The nodes of the distributed computing system are organised following a tree topology.
1) Each node is allocated a dataset representing a portion of the scene or of the overall dataset.
2) Each leaf node (ni) executes the K-means algorithm with Ki parameter on its local data.
3) Neighbouring nodes must share their clusters to form even larger clusters using the overlay technique.
4) The results must reside in the father node (called ancestor).
5) Repeat 3 and 4 until reaching the root node.
In the following we give a pseudo-code of the algorithm:
Algorithm 1: Distributed Dynamic Clustering Algorithm (D2CA)
Input : Xi: Dataset Fragment, Ki: Number of sub-clusters
for Nodei, D: tree degree.
Output: Kg: Global Clusters (global results)
level = treeheight;
1) K-means(Xi. Ki);
// Nodei executes K-Means algorithm locally.
2) Contour(K_i);
// Node-i executes Contour algorithm to generate the boundary of each cluster generated locally.

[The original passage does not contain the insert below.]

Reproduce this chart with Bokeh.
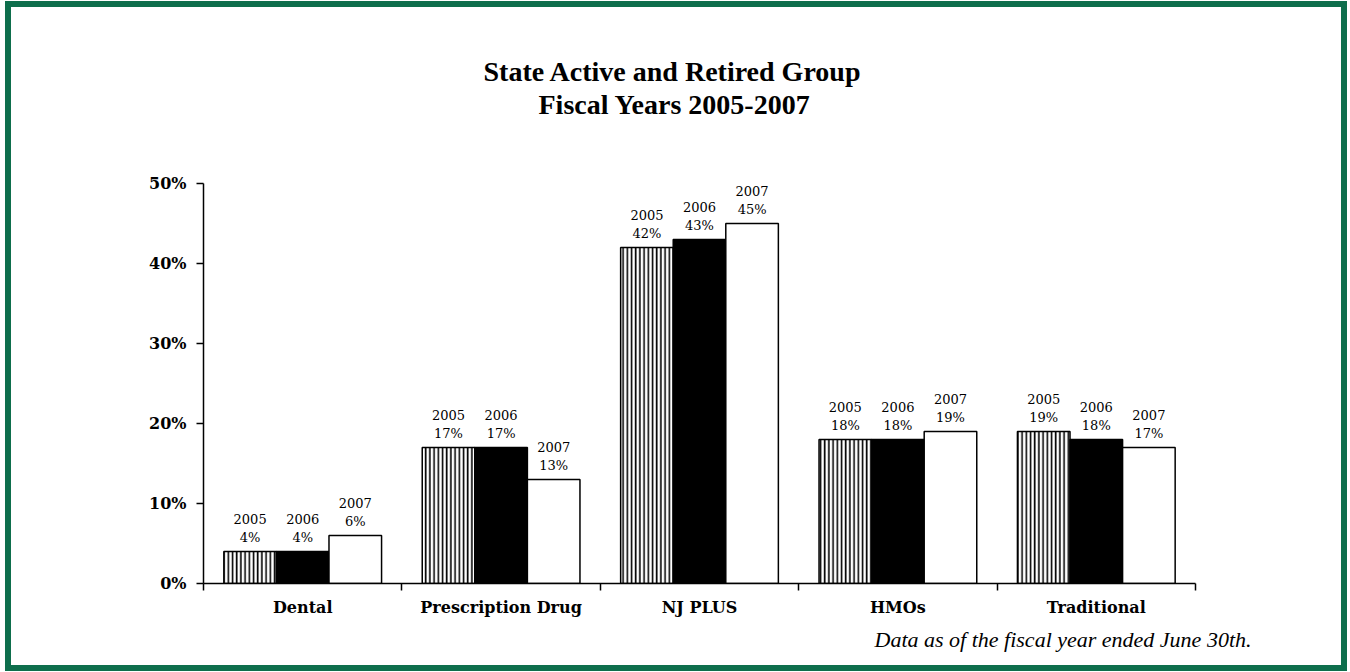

3) Nodei joins a group G of D elements;
// Nodei joins his neighbourhood.
4) Compare cluster of Nodei to other Node’s clusters in
the same group;
// look for overlapping between Clusters
5) j= elect leader Node();
// elect a node which will merge the overlapping clusters
if (i <> j) then
Send(contour i, j);
else
if( level > 0) then
level - - ;
Repeat 3, 4, and 5 until level=1;
else
return (Kg: Nodei’s clusters);
B. Example of execution
We suppose that the system contains 5 Nodes (N=5), and each Node executes K-Means algorithm with different Ki, as it is shown in Fig 2. Node1 executes the K-Means with K=30, Node2 with K=60, Node3 with K=90, Node4 with k=120, and Node5 with K= 150. Therefore each node in the system generates its local clusters. The next step consists of merging overlapping clusters within the neighbourhood. As we can see, although we started with different values of K, we generated only five clusters results (See Fig 2).